In her article, "No longer nailed to the floor," Mitchem notes that Womanist scholars helped her speak honestly about her experiences and to be true to the experiences of other Black women. For Mitchem, this was intellectually and spiritually freeing and fortifying, but also an exposure to pain. Although these experiences led Mitchem to center on the writings and thoughts of other Black women, she eschews labels and has observed that "Womanist" and "Black feminist" are not globally recognized terms and are less often used on the African continent.

== Writings ==
Mitchem is the author of four books, an edited volume, and several scholarly chapters and articles. Many of these focus on holistic approaches to health in African American communities and the role of spirituality in sustaining health.

=== Books ===
- African American Women Tapping Power and Spiritual Wellness (Pilgrim Press, 2004)
  - Studies the relationships and communal networks that spiritually sustain and support Black women.
- Mitchem, Stephanie (2007). "African American Folk Healing"
  - In this book focusing on traditional and alternative medicine in Black communities in the United States, Mitchem draws attention to holistic wellness and relational healing practices.
- Mitchem, Stephanie Y. (2007). "Name It and Claim It?: Prosperity Preaching in the Black Church"
  - Studying the varieties of "prosperity churches" in Black communities, Mitchem describes how these churches provide a cultural response to racism and poverty.
- Mitchem, Stephanie Y. (2008). "Faith, Health, and Healing in African American Life"
  - Examines the intersections of faith and health in community.
- Mitchem, Stephanie Y. (2014). "Introducing Womanist Theology"
- Mitchem, Stephanie Y. (2018). "Race, Religion, and Politics: Toward Human Rights in the United States"
  - Chronicling the rise of white nationalism and the intersections of race, religion, and politics in supporting systemic racism, this work keeps the 2016 election of Donald Trump as a focal point for demonstrating the role of these factors in U.S. culture. Mitchem argues that restorative justice is a liberating force for all Americans.

=== Chapters ===
- Mitchem, Stephanie (2003). "Women in Catholic Higher Education: Border Work, Living Experiences, and Social Justice"
- Mitchem, Stephanie Y. (2013). "Religion, Gender, and the Public Sphere"
- Mitchem, Stephanie Y. (2014). "The Oxford Handbook of African American Theology"
- Mitchem, Stephanie (2016). "Postcolonial Practice of Ministry: Leadership, Liturgy, and Interfaith Engagement"

=== Articles ===
- Mitchem, Stephanie. "Barbie insurrection: Tales from the liberatory teaching front"
- Mitchem, Stephanie (2000). "Sankofa: Black Theologies"
- Mitchem, Stephanie Y. (2001). "Womanists and (Unfinished) Constructions of Salvation"
- Mitchem, Stephanie Y. (2002). ""There Is a Balm..." Spirituality & Healing among African American Women"
- Mitchem, Stephanie Y. (2003). "No Longer Nailed to the Floor"
- Mitchem, Stephanie Y. (2004). "WHAT'S LOVE GOT TO DO? (& other stories of black women's sexualities)"
- Mitchem, Stephanie Y. (2005). "Coloring outside the Lines"
- Mitchem, Stephanie Y. (2009). "Thinking about Feminist Leadership"
- Mitchem, Stephanie Y. (2018). "Embodiment, Gender, and Re-Ligion"
- Mitchem, Stephanie Y. (2020). "Elections Have Consequences"

== Impact ==
Stephanie Mitchem has served on the editorial board of the publication, CrossCurrents, and received the Wise Woman Award from the National Association of Women in Catholic Higher Education. Mitchem is also the subject of book chapter focused on her work as a scholar of religion.

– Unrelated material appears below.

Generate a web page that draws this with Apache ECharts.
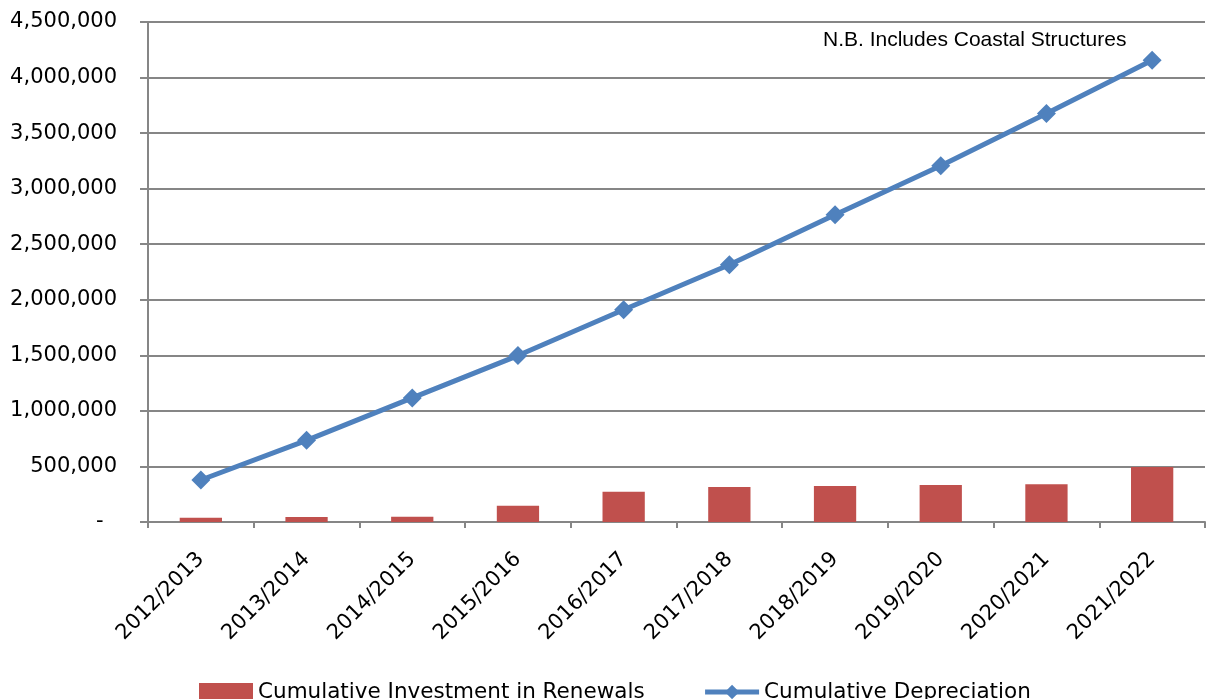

Mitchem's work as a scholar has expanded womanist inquiry beyond the United States. Her recent scholarship is committed to racial justice and justice for women internationally and particularly in Nigeria and other African countries. In all contexts, Mitchem uses ethnographic approaches to describe and promote healing and human rights grounded in communal experience.